サントリー、飲料と飲料以外の間にある中間領域を攻める 「ボス カフェベース」や果肉入り「GOROCHA(ゴロチャ)」に手応え

 サントリー食品インターナショナルは2018年にイノベーションを目的にクロスリージョン開発推進部を新設し飲料と飲料以外の間に中間領域へのアプローチを続けている。

 飲料ビジネスの主流は、缶やペットボトルなど購入後そのまま飲めるRTD(Ready To Drink)だが、嗜好の多様化やおうち時間の増加により、自ら淹れたコーヒーなどをマイボトルに入れて持ち運ぶという非RTDの動きにも注目が集まる。

 サントリーはRTDと非RTDをそれぞれ伸ばしていく。
取材に応じた日本事業を統括する木村穣介SBFジャパンCEOは「非RTDの領域はこれからもいろいろやっていく。

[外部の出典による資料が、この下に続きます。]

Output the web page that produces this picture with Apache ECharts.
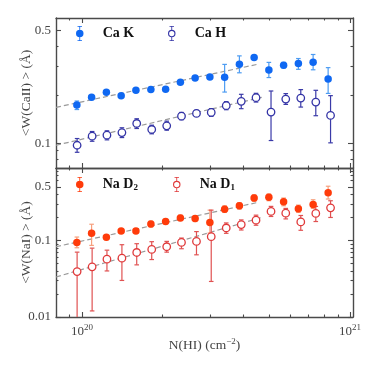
<!DOCTYPE html>
<html><head><meta charset="utf-8">
<script src="https://cdn.jsdelivr.net/npm/echarts@6/dist/echarts.min.js"></script>
<style>html,body{margin:0;padding:0;background:#fff}#c{width:374px;height:374px}</style>
</head><body><div id="c"></div>
<script>
// ---------- data ----------
const xFilled = [0.957e20, 1.086e20, 1.233e20, 1.400e20, 1.589e20, 1.807e20, 2.051e20, 2.328e20, 2.642e20, 2.999e20, 3.404e20, 3.864e20, 4.385e20, 4.977e20, 5.649e20, 6.412e20, 7.278e20, 8.279e20];
const xOpen   = [0.959e20, 1.091e20, 1.239e20, 1.409e20, 1.600e20, 1.820e20, 2.070e20, 2.350e20, 2.673e20, 3.034e20, 3.451e20, 3.926e20, 4.457e20, 5.070e20, 5.754e20, 6.546e20, 7.447e20, 8.453e20];

const caK   = [0.1726, 0.1928, 0.2073, 0.1976, 0.2133, 0.2154, 0.2164, 0.2393, 0.2545, 0.2582, 0.2571, 0.3099, 0.3413, 0.2856, 0.3055, 0.3130, 0.3190, 0.2509];
const caKLo = [0.162, 0.188, 0.202, 0.193, 0.208, 0.210, 0.211, 0.233, 0.249, 0.252, 0.208, 0.274, 0.334, 0.256, 0.294, 0.288, 0.286, 0.204];
const caKHi = [0.183, 0.198, 0.212, 0.203, 0.218, 0.220, 0.221, 0.245, 0.261, 0.264, 0.309, 0.349, 0.348, 0.318, 0.318, 0.336, 0.356, 0.295];

const caH   = [0.0972, 0.1106, 0.1122, 0.1166, 0.1327, 0.1218, 0.1284, 0.1474, 0.1532, 0.1554, 0.1712, 0.1821, 0.1920, 0.1562, 0.1882, 0.1909, 0.1803, 0.1489];
const caHLo = [0.0879, 0.1029, 0.1050, 0.1085, 0.1235, 0.1145, 0.1206, 0.1400, 0.1468, 0.1468, 0.1616, 0.1640, 0.1803, 0.1040, 0.1744, 0.1678, 0.1483, 0.1006];
const caHHi = [0.1070, 0.1183, 0.1195, 0.1248, 0.1420, 0.1295, 0.1372, 0.1554, 0.1600, 0.1640, 0.1813, 0.2014, 0.2043, 0.2112, 0.2034, 0.2154, 0.2133, 0.1976];

const naD2   = [0.0941, 0.1236, 0.1095, 0.1325, 0.1325, 0.1639, 0.1762, 0.1965, 0.1930, 0.1710, 0.2557, 0.2827, 0.3569, 0.3646, 0.3192, 0.2581, 0.2948, 0.4193];
const naD2Lo = [0.0801, 0.0860, 0.1021, 0.128, 0.128, 0.1496, 0.1639, 0.1816, 0.1762, 0.125, 0.2315, 0.2557, 0.3229, 0.3289, 0.2827, 0.2315, 0.2613, 0.3462];
const naD2Hi = [0.1105, 0.1624, 0.1174, 0.137, 0.137, 0.1778, 0.1889, 0.2133, 0.2088, 0.248, 0.2827, 0.3095, 0.3945, 0.4030, 0.3569, 0.2887, 0.3390, 0.5088];

const naD1   = [0.0391, 0.0451, 0.0568, 0.0585, 0.0695, 0.0761, 0.0826, 0.0941, 0.0970, 0.1118, 0.1451, 0.1609, 0.1833, 0.2386, 0.2266, 0.1741, 0.2246, 0.2661];
const naD1Lo = [0.005, 0.0120, 0.0399, 0.0300, 0.0479, 0.0562, 0.0702, 0.0778, 0.0648, 0.0291, 0.1236, 0.1366, 0.1576, 0.2051, 0.1906, 0.1354, 0.1762, 0.1990];
const naD1Hi = [0.0702, 0.0792, 0.0745, 0.0878, 0.0905, 0.0961, 0.0970, 0.1072, 0.1302, 0.2481, 0.1689, 0.1849, 0.2133, 0.2776, 0.2613, 0.2113, 0.2776, 0.3289];

// dashed fit lines (end points)
const fitKx  = [8e19, 4.53e20];  const fitKy  = [0.1671, 0.3099];
const fitHx  = [8e19, 4.68e20];  const fitHy  = [0.0972, 0.1929];
const fitD2x = [8e19, 4.53e20];  const fitD2y = [0.0826, 0.3133];
const fitD1x = [8e19, 4.68e20];  const fitD1y = [0.0333, 0.1990];

// ticks / labels
const xMajor = [1e20, 1e21];
const xMinor = [9e19, 2e20, 3e20, 4e20, 5e20, 6e20, 7e20, 8e20, 9e20];
const yTopLabels = [0.1, 0.5];
const yTopMinor = [0.08, 0.09, 0.2, 0.3, 0.4];
const yBotLabels = [0.01, 0.1, 0.5];
const yBotMinor = [0.02, 0.03, 0.04, 0.05, 0.06, 0.07, 0.08, 0.09, 0.2, 0.3, 0.4, 0.6, 0.7, 0.8];

// ---------- style ----------
const FONT = 'Liberation Serif';
const AX = '#4a4a4a';
const C_K = '#0f68f2', C_Kerr = '#4d9cf2';
const C_H = '#3333a6', C_Herr = '#3a3aa8';
const C_D2 = '#ff3b0a', C_D2err = '#f6a07e';
const C_D1 = '#e0393a', C_D1err = '#e05252';
const X_MIN = 8e19, X_MAX = 1.025e21;
const RANGES = [[0.0702, 0.6], [0.01, 0.88]];

function mkX(grid, pos, ticks, len, line, labels) {
  return {
    type: 'log', logBase: 10, gridIndex: grid, position: pos, min: X_MIN, max: X_MAX,
    axisLine: { show: line, onZero: false, lineStyle: { color: AX, width: 1.4 } },
    axisTick: { show: true, inside: true, length: len, customValues: ticks, lineStyle: { color: AX, width: 1.1 } },
    axisLabel: labels ? {
      show: true, customValues: labels, margin: 6,
      formatter: v => '10{s|' + Math.round(Math.log10(v)) + '}',
      color: '#444', fontFamily: FONT, fontSize: 13,
      rich: { s: { fontSize: 9, verticalAlign: 'top', color: '#444', fontFamily: FONT, padding: [0, 0, 8, 0] } }
    } : { show: false },
    splitLine: { show: false }
  };
}
function mkY(grid, pos, ticks, len, line, labels, name) {
  const r = RANGES[grid];
  const ax = {
    type: 'log', logBase: 10, gridIndex: grid, position: pos, min: r[0], max: r[1],
    axisLine: { show: line, onZero: false, lineStyle: { color: AX, width: 1.4 } },
    axisTick: { show: true, inside: true, length: len, customValues: ticks, lineStyle: { color: AX, width: 1.1 } },
    axisLabel: labels ? {
      show: true, customValues: labels, margin: 5,
      formatter: v => String(v), color: '#444', fontFamily: FONT, fontSize: 13
    } : { show: false },
    splitLine: { show: false }
  };
  if (name) {
    ax.name = name; ax.nameLocation = 'middle'; ax.nameGap = 23; ax.nameMoveOverlap = false;
    ax.nameTextStyle = { color: '#444', fontFamily: FONT, fontSize: 13.5 };
  }
  return ax;
}

const xAxes = [];
const yAxes = [];
for (let g = 0; g < 2; g++) {
  xAxes.push(mkX(g, 'bottom', xMajor, 5, true, g === 1 ? xMajor : null));
  xAxes.push(mkX(g, 'top', xMajor, 5, true, null));
  xAxes.push(mkX(g, 'bottom', xMinor, 2.5, false, null));
  xAxes.push(mkX(g, 'top', xMinor, 2.5, false, null));
  const lab = g === 0 ? yTopLabels : yBotLabels;
  const mnr = g === 0 ? yTopMinor : yBotMinor;
  yAxes.push(mkY(g, 'left', lab, 5, true, lab, g === 0 ? '<W(CaII) > (Å)' : '<W(NaI) > (Å)'));
  yAxes.push(mkY(g, 'right', lab, 5, true, null));
  yAxes.push(mkY(g, 'left', mnr, 2.5, false, null));
  yAxes.push(mkY(g, 'right', mnr, 2.5, false, null));
}
xAxes[4].name = 'N(HI) (cm{s|−2})';
xAxes[4].nameLocation = 'middle';
xAxes[4].nameGap = 20;
xAxes[4].nameMoveOverlap = false;
xAxes[4].nameTextStyle = { color: '#444', fontFamily: FONT, fontSize: 13.5,
  rich: { s: { fontSize: 9, verticalAlign: 'top', color: '#444', fontFamily: FONT, padding: [0, 0, 8, 0] } } };

function zip3(xs, lo, hi) { return xs.map((x, i) => [x, lo[i], hi[i]]); }
function zip2(xs, ys) { return xs.map((x, i) => [x, ys[i]]); }

function errSeries(name, grid, data, color) {
  return {
    type: 'custom', name: name, xAxisIndex: grid * 4, yAxisIndex: grid * 4, clip: true, z: 2,
    data: data, encode: { x: 0, y: [1, 2] },
    renderItem: function (params, api) {
      const x = api.value(0);
      const a = api.coord([x, api.value(1)]);
      const b = api.coord([x, api.value(2)]);
      const w = 2.3;
      const st = { stroke: color, lineWidth: 1.2 };
      return { type: 'group', children: [
        { type: 'line', shape: { x1: a[0], y1: a[1], x2: b[0], y2: b[1] }, style: st },
        { type: 'line', shape: { x1: a[0] - w, y1: a[1], x2: a[0] + w, y2: a[1] }, style: st },
        { type: 'line', shape: { x1: b[0] - w, y1: b[1], x2: b[0] + w, y2: b[1] }, style: st }
      ] };
    }
  };
}
function ptSeries(name, grid, data, color, open) {
  return {
    type: 'scatter', name: name, xAxisIndex: grid * 4, yAxisIndex: grid * 4, z: 3,
    data: data, symbol: 'circle', symbolSize: 7.5,
    itemStyle: open ? { color: '#fff', borderColor: color, borderWidth: 1.3, opacity: 1 }
                    : { color: color, borderWidth: 0, opacity: 1 },
    emphasis: { disabled: true }
  };
}
function fitSeries(grid, xs, ys) {
  return {
    type: 'line', xAxisIndex: grid * 4, yAxisIndex: grid * 4, z: 1, silent: true,
    data: zip2(xs, ys), symbol: 'none',
    lineStyle: { color: '#9a9a9a', width: 1.2, type: [5, 3] }
  };
}

const ICON_FILLED = 'path://M0,8 A4,4 0 1,1 8,8 A4,4 0 1,1 0,8 Z M3.55,0 H4.45 V16 H3.55 Z M1.6,0 H6.4 V0.9 H1.6 Z M1.6,15.1 H6.4 V16 H1.6 Z';
const ICON_OPEN = 'path://M0,8 A4,4 0 1,1 8,8 A4,4 0 1,1 0,8 Z M1.2,8 A2.8,2.8 0 1,0 6.8,8 A2.8,2.8 0 1,0 1.2,8 Z M3.55,0 H4.45 V4 H3.55 Z M3.55,12 H4.45 V16 H3.55 Z M1.6,0 H6.4 V0.9 H1.6 Z M1.6,15.1 H6.4 V16 H1.6 Z';

function mkLegend(name, left, top, icon, color) {
  return {
    left: left, top: top, padding: 0, itemWidth: 8, itemHeight: 15, itemGap: 0, selectedMode: false,
    data: [{ name: name, icon: icon, itemStyle: { color: color, borderWidth: 0, opacity: 1 } }],
    textStyle: { fontFamily: FONT, fontSize: 14, fontWeight: 'bold', color: '#111',
      rich: {
        sp: { width: 14 },
        s: { fontFamily: FONT, fontSize: 9, fontWeight: 'bold', color: '#111', verticalAlign: 'bottom', padding: [6, 0, 0, 0] }
      } },
    formatter: n => '{sp|}' + n.replace(/D(\d)$/, 'D{s|$1}')
  };
}

const option = {
  animation: false,
  backgroundColor: '#fff',
  grid: [
    { left: 56, top: 18, width: 297, height: 150, containLabel: false },
    { left: 56, top: 168, width: 297, height: 149, containLabel: false }
  ],
  xAxis: xAxes,
  yAxis: yAxes,
  legend: [
    mkLegend('Ca K', 76, 26, ICON_FILLED, C_K),
    mkLegend('Ca H', 168, 26, ICON_OPEN, C_H),
    mkLegend('Na D2', 76, 177, ICON_FILLED, C_D2),
    mkLegend('Na D1', 173, 177, ICON_OPEN, C_D1)
  ],
  series: [
    fitSeries(0, fitKx, fitKy),
    fitSeries(0, fitHx, fitHy),
    fitSeries(1, fitD2x, fitD2y),
    fitSeries(1, fitD1x, fitD1y),
    errSeries('Ca K err', 0, zip3(xFilled, caKLo, caKHi), C_Kerr),
    errSeries('Ca H err', 0, zip3(xOpen, caHLo, caHHi), C_Herr),
    errSeries('Na D2 err', 1, zip3(xFilled, naD2Lo, naD2Hi), C_D2err),
    errSeries('Na D1 err', 1, zip3(xOpen, naD1Lo, naD1Hi), C_D1err),
    ptSeries('Ca K', 0, zip2(xFilled, caK), C_K, false),
    ptSeries('Ca H', 0, zip2(xOpen, caH), C_H, true),
    ptSeries('Na D2', 1, zip2(xFilled, naD2), C_D2, false),
    ptSeries('Na D1', 1, zip2(xOpen, naD1), C_D1, true)
  ]
};
const chart = echarts.init(document.getElementById('c'));
chart.setOption(option);
</script>
</body></html>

RTDと非RTDのどちらが正しいということはなく、どちらにも道がある」との見方を示す。

果肉入り「GOROCHA(ゴロチャ)」(現在、販売終了) - 食品新聞 WEB版(食品新聞社)
果肉入り「GOROCHA(ゴロチャ)」(現在、販売終了)

 今年の手応えとしては7月に一部のチャネル・店舗でテスト販売した果肉入り紅茶飲料の「GOROCHA(ゴロチャ)」を挙げる。

 これは、紅茶飲料の中に果肉が入ったもので「RTDでも非RTDでもなく、両者の中間領域に位置付けられ、果物を切ったり皮をむいたりするのが少し面倒という不満点に対応している」という。

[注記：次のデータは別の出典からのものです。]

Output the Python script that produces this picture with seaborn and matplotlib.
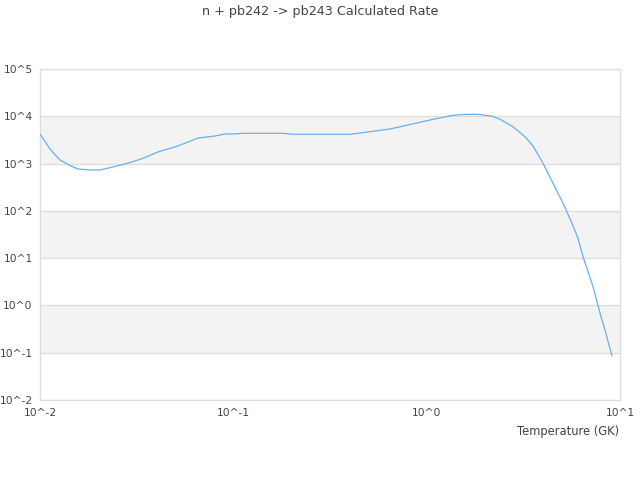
import matplotlib
matplotlib.use("Agg")
import matplotlib.pyplot as plt
import seaborn as sns
import pandas as pd

temperature = [0.01, 0.01127, 0.01269, 0.01429, 0.01572, 0.01814, 0.02043, 0.02443,
               0.02992, 0.03493, 0.04076, 0.05173, 0.06566, 0.08038, 0.09057, 0.1020,
               0.1122, 0.1807, 0.2037, 0.4014, 0.5093, 0.6461, 0.8913, 1.040, 1.368,
               1.617, 1.843, 2.178, 2.395, 2.796, 3.227, 3.548, 3.998, 4.503, 5.072,
               5.580, 6.065, 6.438, 7.252, 7.88, 8.47, 9.09]
rate = [4230, 2030, 1190, 910, 767, 731, 731, 867,
        1080, 1345, 1760, 2355, 3475, 3830, 4230, 4230,
        4365, 4365, 4160, 4160, 4720, 5385, 7210, 8350, 10500,
        11000, 11000, 10100, 8640, 6025, 3700, 2355, 1014, 383, 144.5,
        61.1, 26.3, 10.74, 2.49, 0.692, 0.249, 0.0853]

x_ticks = [0.01, 0.1, 1, 10]
x_tick_labels = ["10^-2", "10^-1", "10^0", "10^1"]
y_ticks = [1e-2, 1e-1, 1e0, 1e1, 1e2, 1e3, 1e4, 1e5]
y_tick_labels = ["10^-2", "10^-1", "10^0", "10^1", "10^2", "10^3", "10^4", "10^5"]
bands = [(1e3, 1e4), (1e1, 1e2), (1e-1, 1e0)]

title = "n + pb242 -> pb243 Calculated Rate"
x_label = "Temperature (GK)"

df = pd.DataFrame({"T": temperature, "rate": rate})

sns.set_theme(style="white")
plt.rcParams['font.family'] = ['DejaVu Sans']

fig = plt.figure(figsize=(6.4, 4.8), dpi=100)
ax = fig.add_axes([0.0625, 1 - 400 / 480, 0.90625, 331 / 480])

for lo, hi in bands:
    ax.axhspan(lo, hi, color="#f3f3f3", zorder=0, lw=0)
for yt in y_ticks:
    ax.axhline(yt, color="#dddddd", lw=0.9, zorder=1)

sns.lineplot(data=df, x="T", y="rate", ax=ax, color="#6aaeef", lw=0.9, zorder=3)

ax.set_xscale("log")
ax.set_yscale("log")
ax.set_xlim(0.01, 10)
ax.set_ylim(1e-2, 1e5)
ax.set_xticks(x_ticks)
ax.set_xticklabels(x_tick_labels)
ax.set_yticks(y_ticks)
ax.set_yticklabels(y_tick_labels)
ax.minorticks_off()
ax.tick_params(axis="both", length=0, labelsize=7.7, colors="#444444")
ax.tick_params(axis="y", pad=5.3)
ax.tick_params(axis="x", pad=6)
ax.set_xlabel("")
ax.set_ylabel("")

for s in ax.spines.values():
    s.set_color("#dddddd")
    s.set_linewidth(0.9)

fig.text(619 / 640, 1 - 431 / 480, x_label, ha="right", va="center",
         fontsize=8.3, color="#444444")
fig.text(0.5, 1 - 12 / 480, title, ha="center", va="center",
         fontsize=9.2, color="#444444")

fig.savefig("out.png", dpi=100)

 濃縮飲料の「ボス カフェベース」も自らアレンジを加えて楽しむという点で中間領域に属し、在宅勤務時間の増加と在宅でカフェショップのような味わいを楽しみたい“おうちカフェ”ニーズの高まりが後押しとなり拡大を続けている。

 特にコロナ禍の2020年販売実績は前年比約4割増を記録。現在、6年連続の成長に向けて好調を維持しており、22年も二桁増の着地見込みとなっている。

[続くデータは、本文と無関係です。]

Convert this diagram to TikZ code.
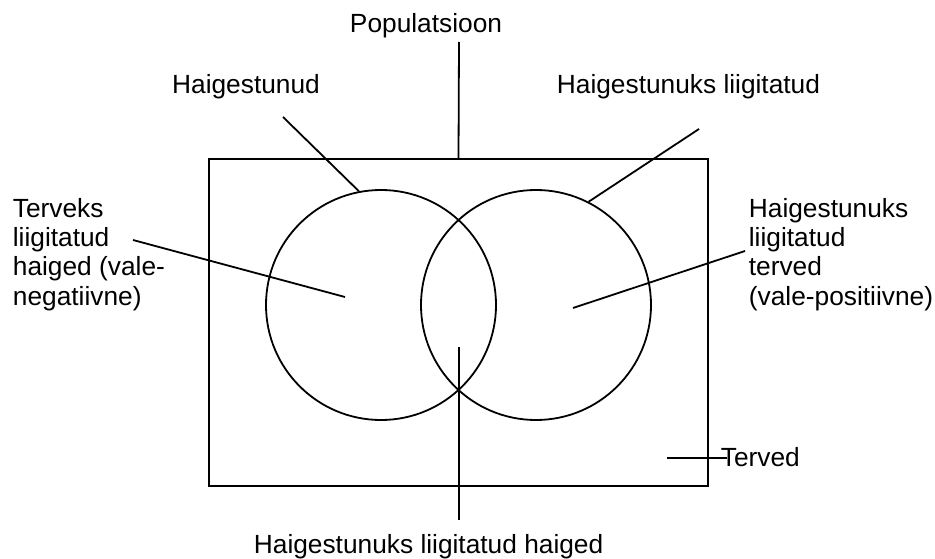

12月12日に「TAG COFFEE STAN(D)」を導入した109シネマズ大阪エキスポシティ(イメージ) - 食品新聞 WEB版(食品新聞社)
12月12日に「TAG COFFEE STAN(D)」を導入した109シネマズ大阪エキスポシティ(イメージ)

 飲料を通じたサービスとしては「TAG COFFEE STAN(D)」に新たな可能性を見出している。

 同サービスは、その日の気分に合わせて自分好みのコーヒーの味わいにカスタマイズできるほか、ラベルのデザインも3000種類以上の豊富なバナーデザインから選択でき、名前やメッセージなども自由に入力できるのが特徴。

 「諦めずに何度かやっているうちに、ラベルを含めて自分好みのコーヒーをカスタマイズしてつくれる特性から、ラベルと様々なコンテンツとの組み合わせで新たな展開の芽が出てきた」と語る。